1° Possibilité, faculté. « Le mot potentia, dit-il (1. Sent., 42. 1, 1, ad. 1), a signifié d'abord le principe de l'action, puis il a été employé pour ce qui reçoit l'action. » En ce sens, la puissance est active (potentia actionis, activa, operativa, agentis, ad agere) ou passive (passionis, passiva, receptiva, pure materialis, ad esse, ad essendum). 

2° Pouvoir, force pour une activité. Le mot, synonyme de virtus et de vis, s'oppose à actus et à impotentia. En ce sens, la puissance est absolue on habituelle, agie ou agissante, active ou passive, adaptée (à l'acte) ou nue, estimative, cogitative, imaginative, mémorative, affective ou cognitive, attachée ou non à un organe corporel, matérielle ou immatérielle, etc. (Schütz compte 71 espèces pour ce second sens). 

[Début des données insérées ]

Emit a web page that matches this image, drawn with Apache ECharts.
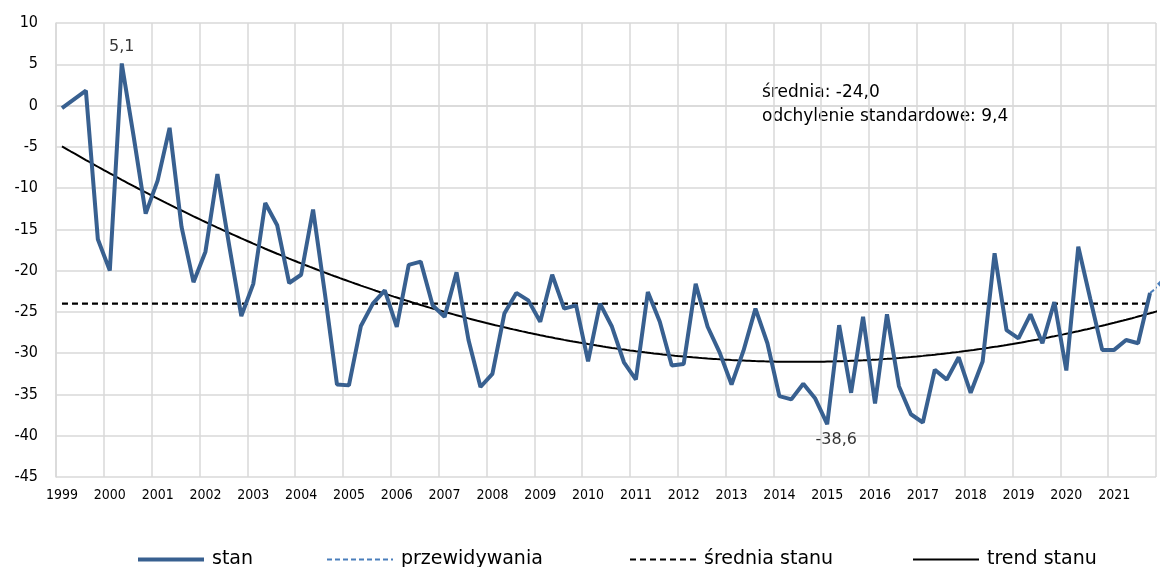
<!DOCTYPE html>
<html>
<head>
<meta charset="utf-8">
<script src="https://cdn.jsdelivr.net/npm/echarts@6/dist/echarts.min.js"></script>
<style>
html,body{margin:0;padding:0;background:#fff;}
#c{width:1160px;height:567px;}
</style>
</head>
<body>
<div id="c"></div>
<script>
// ---- data ----
const yearLabels = ['1999','2000','2001','2002','2003','2004','2005','2006','2007','2008','2009','2010','2011','2012','2013','2014','2015','2016','2017','2018','2019','2020','2021'];
// quarterly values, 1999Q1 ... 2021Q4 (null = no observation)
const stan = [
  -0.3, null, 1.8, -16.2,
  -20.0, 5.1, -3.8, -13.1,
  -9.1, -2.7, -14.7, -21.4,
  -17.7, -8.3, -17.1, -25.5,
  -21.6, -11.8, -14.5, -21.5,
  -20.5, -12.6, -22.9, -33.8,
  -33.9, -26.7, -24.0, -22.4,
  -26.8, -19.3, -18.9, -24.2,
  -25.6, -20.2, -28.4, -34.1,
  -32.5, -25.2, -22.7, -23.6,
  -26.2, -20.5, -24.6, -24.2,
  -31.0, -24.0, -26.8, -31.1,
  -33.2, -22.6, -26.2, -31.5,
  -31.3, -21.6, -26.8, -29.9,
  -33.8, -29.7, -24.6, -28.8,
  -35.2, -35.6, -33.7, -35.5,
  -38.6, -26.6, -34.8, -25.6,
  -36.1, -25.3, -34.0, -37.4,
  -38.4, -32.0, -33.2, -30.5,
  -34.8, -31.0, -17.9, -27.2,
  -28.2, -25.3, -28.8, -23.8,
  -32.1, -17.1, -23.4, -29.6,
  -29.6, -28.4, -28.8, -22.7
];
// forecast: last observed quarter (2021Q4) and next quarter (2022Q1)
const przewidywania = [-22.7, -21.6];
const sredniaValue = -24.0;
const odchylenieValue = 9.4;
const yTicks = {min: -45, max: 10, step: 5};
const legendNames = ['stan', 'przewidywania', 'średnia stanu', 'trend stanu'];

// ---- derived ----
const FONT = "'DejaVu Sans Condensed','DejaVu Sans','Liberation Sans',sans-serif";
const FONT_W = "'DejaVu Sans','Liberation Sans',sans-serif";
const fmt = v => v.toFixed(1).replace('.', ',');
const xOf = i => i + 0.5; // mid-quarter position in quarter units
let maxI = 0, minI = 0;
stan.forEach((v, i) => { if (v == null) return; if (v > stan[maxI]) maxI = i; if (v < stan[minI]) minI = i; });
const stanData = stan.map((v, i) => [xOf(i), v]);
const extremeData = [
  {value: [xOf(maxI), stan[maxI]], label: {position: 'top', distance: 8}},
  {value: [xOf(minI), stan[minI]], label: {position: 'bottom', distance: 7, offset: [9, 0]}}
];
const lastI = stan.length - 1;
const predData = przewidywania.map((v, k) => k === 0
  ? {value: [xOf(lastI + k), v], symbol: 'none'}
  : {value: [xOf(lastI + k), v]});
// quadratic least-squares trend of the observed series
const pts = stan.map((v, i) => [xOf(i), v]).filter(p => p[1] != null);
let S = [0,0,0,0,0], T = [0,0,0];
pts.forEach(([x, y]) => { for (let k = 0; k < 5; k++) S[k] += Math.pow(x, k); for (let k = 0; k < 3; k++) T[k] += y * Math.pow(x, k); });
function solve3(A, b) {
  const M = A.map((r, i) => r.concat([b[i]]));
  for (let c = 0; c < 3; c++) {
    let p = c; for (let r = c + 1; r < 3; r++) if (Math.abs(M[r][c]) > Math.abs(M[p][c])) p = r;
    [M[c], M[p]] = [M[p], M[c]];
    for (let r = 0; r < 3; r++) if (r !== c) { const f = M[r][c] / M[c][c]; for (let k = c; k < 4; k++) M[r][k] -= f * M[c][k]; }
  }
  return M.map((r, i) => r[3] / r[i]);
}
const coef = solve3([[S[0],S[1],S[2]],[S[1],S[2],S[3]],[S[2],S[3],S[4]]], T);
const trendData = [];
for (let x = xOf(0); x <= xOf(lastI + 1) + 0.001; x += 0.25) trendData.push([x, coef[0] + coef[1]*x + coef[2]*x*x]);
const meanData = [[xOf(0), sredniaValue], [xOf(lastI), sredniaValue]];

const BLUE = '#386090';
const LBLUE = '#4a7ebb';
const GRID = '#d9d9d9';
const legendLefts = [131, 321, 624, 907];
const legendLineW = [4, 2, 2, 2];
const chart = echarts.init(document.getElementById('c'), null, {renderer: 'canvas'});
chart.setOption({
  animation: false,
  backgroundColor: '#fff',
  textStyle: {fontFamily: FONT},
  grid: {left: 56, right: 4, top: 23, bottom: 90, containLabel: false},
  xAxis: {
    type: 'value', min: 0, max: yearLabels.length * 4, interval: 4,
    axisLine: {show: true, lineStyle: {color: GRID, width: 1.5}},
    axisTick: {show: false},
    splitLine: {show: true, lineStyle: {color: GRID, width: 1.5}},
    axisLabel: {color: '#000', fontSize: 14, fontFamily: FONT, margin: 11, padding: [0,0,0,12],
      showMaxLabel: false, formatter: v => yearLabels[v / 4] || ''}
  },
  yAxis: {
    type: 'value', min: yTicks.min, max: yTicks.max, interval: yTicks.step,
    axisLine: {show: true, lineStyle: {color: GRID, width: 1.5}},
    axisTick: {show: false},
    splitLine: {show: true, lineStyle: {color: GRID, width: 1.5}},
    axisLabel: {color: '#000', fontSize: 16, fontFamily: FONT, margin: 18}
  },
  legend: legendNames.map((n, k) => ({
    data: [n], top: 545, left: legendLefts[k], itemWidth: 66, itemHeight: 12, itemGap: 0,
    itemStyle: {color: 'rgba(0,0,0,0)', borderWidth: 0, opacity: 0},
    lineStyle: {width: legendLineW[k]},
    textStyle: {color: '#000', fontSize: 19, fontFamily: FONT_W, padding: [0, 0, 0, 3]}
  })),
  graphic: [{
    type: 'text', left: 762, top: 81,
    style: {text: 'średnia: ' + fmt(sredniaValue) + '\nodchylenie standardowe: ' + fmt(odchylenieValue),
      font: '17px ' + FONT_W, fill: '#000', lineHeight: 24}
  }],
  series: [
    {name: 'stan', type: 'line', data: stanData, connectNulls: true, symbol: 'none', z: 5,
      lineStyle: {color: BLUE, width: 4}, itemStyle: {color: BLUE}},
    {name: 'przewidywania', type: 'line', data: predData, clip: false, z: 4, symbol: 'diamond', symbolSize: 10,
      lineStyle: {color: LBLUE, width: 2, type: [5, 3]}, itemStyle: {color: LBLUE}},
    {name: 'średnia stanu', type: 'line', data: meanData, symbol: 'none', z: 3,
      lineStyle: {color: '#000', width: 2.2, type: [6, 4]}, itemStyle: {color: '#000'}},
    {name: 'trend stanu', type: 'line', data: trendData, symbol: 'none', clip: false, z: 3,
      lineStyle: {color: '#000', width: 2}, itemStyle: {color: '#000'}},
    {name: 'etykiety', type: 'scatter', data: extremeData, symbolSize: 2, z: 6, silent: true,
      itemStyle: {color: 'rgba(0,0,0,0)'},
      label: {show: true, color: '#000', fontSize: 16, fontFamily: FONT_W,
        formatter: p => fmt(p.value[1])}}
  ]
});
</script>
</body>
</html>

3° Force, pouvoir, influence. Les synonymes sont principatus, dominium, regimen, virtus, vis : « Le mot appliqué aux choses naturelles a désigné d'abord, dit saint Thomas (1. Sent., 421, 1, c.), les hommes qui peuvent faire ce qu'ils veulent, sans en être empêchés par les autres ». La puissance ainsi entendue comporte 12 espèces pour potentia, 45 pour potestas : elle est absolue ou réglée, divine ou créée, infuse ou acquise, spirituelle ou corporelle, céleste ou terrestre, épiscopale, pontificale, sacerdotale, royale, etc. L'importance de ce troisième sens nous est suffisamment indiquée par la lutte, sous ses formes si diverses, du sacerdoce et de l'empire. 

4° Possibilité pour un être (ad esse, ad essendum). Le mot potentia ou potestas est synonyme de possibilitas, de potentialitas; il s'oppose d'un côté à actes, de l'autre à impossibilitas, à impotentia, à impotentialitas. (PL / F. Picavet).